There are 2 comments at the moment, we would love to hear your opinion too.

  1. Julian Stevens 4th June 2009 at 2:05 pm

    FSA challenges advisers’ platform charging strategy
    For heaven’s sake ~ doesn’t the FSA have anything better to do than look for yet more opportunities to criticise the IFA sector? Well, yes, of course it does ~ like regulating the banks for a start, followed very closely by reforming radically its own expenditures, not least on salaries and bonuses and its lavish expense accounts.
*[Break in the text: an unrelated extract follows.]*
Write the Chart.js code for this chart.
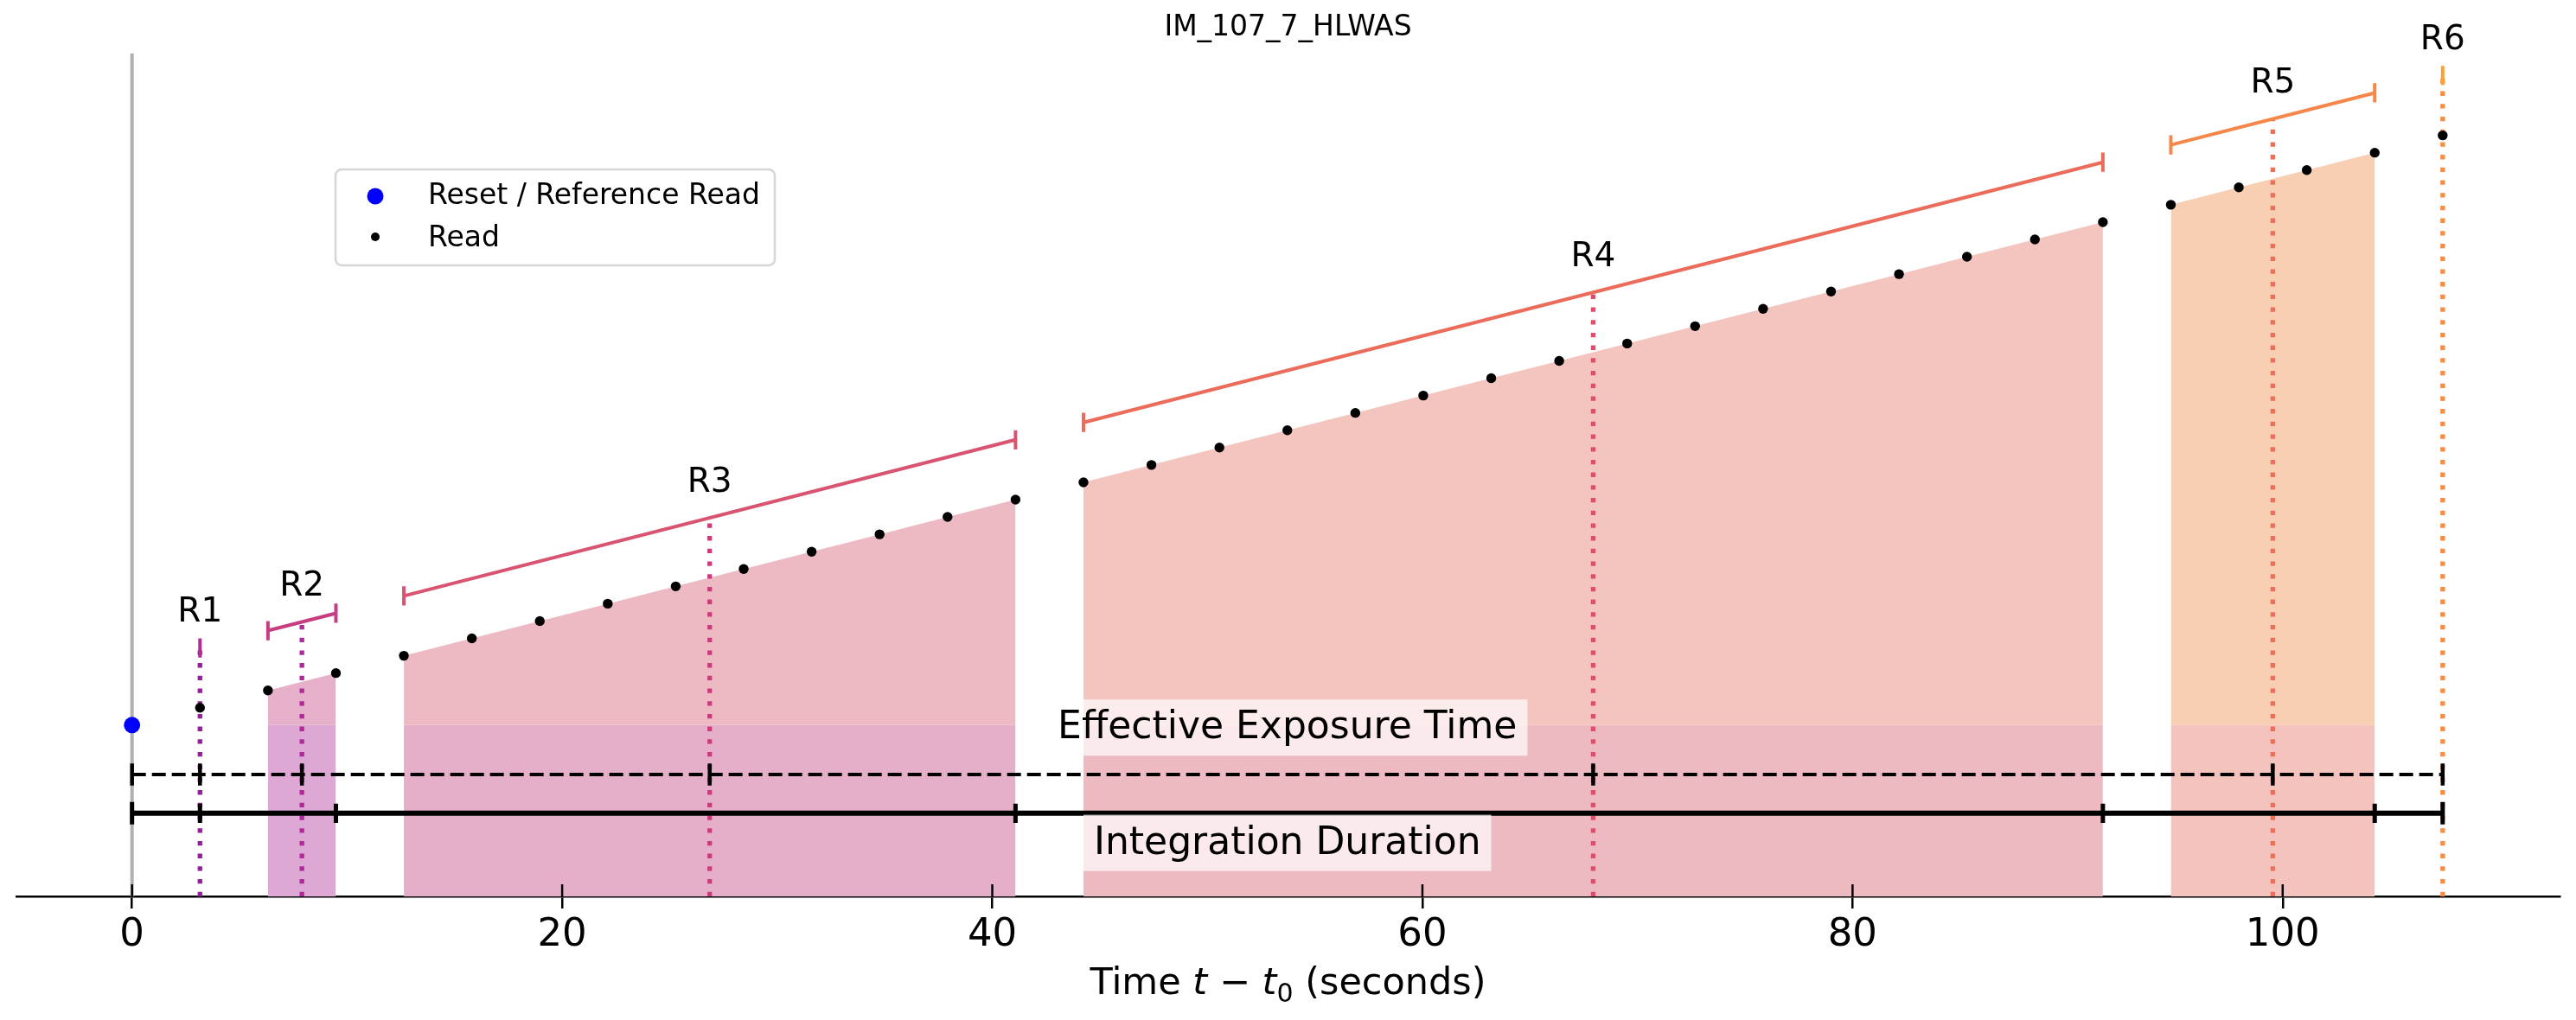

Then, of course, it could turn its attention next to all these extravagant outside consultancy exercises that prove nothing that most of us don’t already know full well or merely arrive at conclusions which are completely unproveable or irrelevant.

  2. Bring it on!
    Adviser provides and therefore pays for the wrap (often a white label arrangement with a third party wrap administrator) is a valid and popular commercial model in Australia but the main reason this doesn’t work in the UK is the FSA regulatory regime!
    If the adviser could provide and charge for the tax wrapper and not rely on a provider, I’m sure that many adviser firms would embrace that business model and the enhanced business valuation that goes with it. It should also be said that even if advisers provided and charged for the wrap, the total cost to the client would still be much the same since there would be no cost savings, just a change in the division of labour in the supply chain to the client.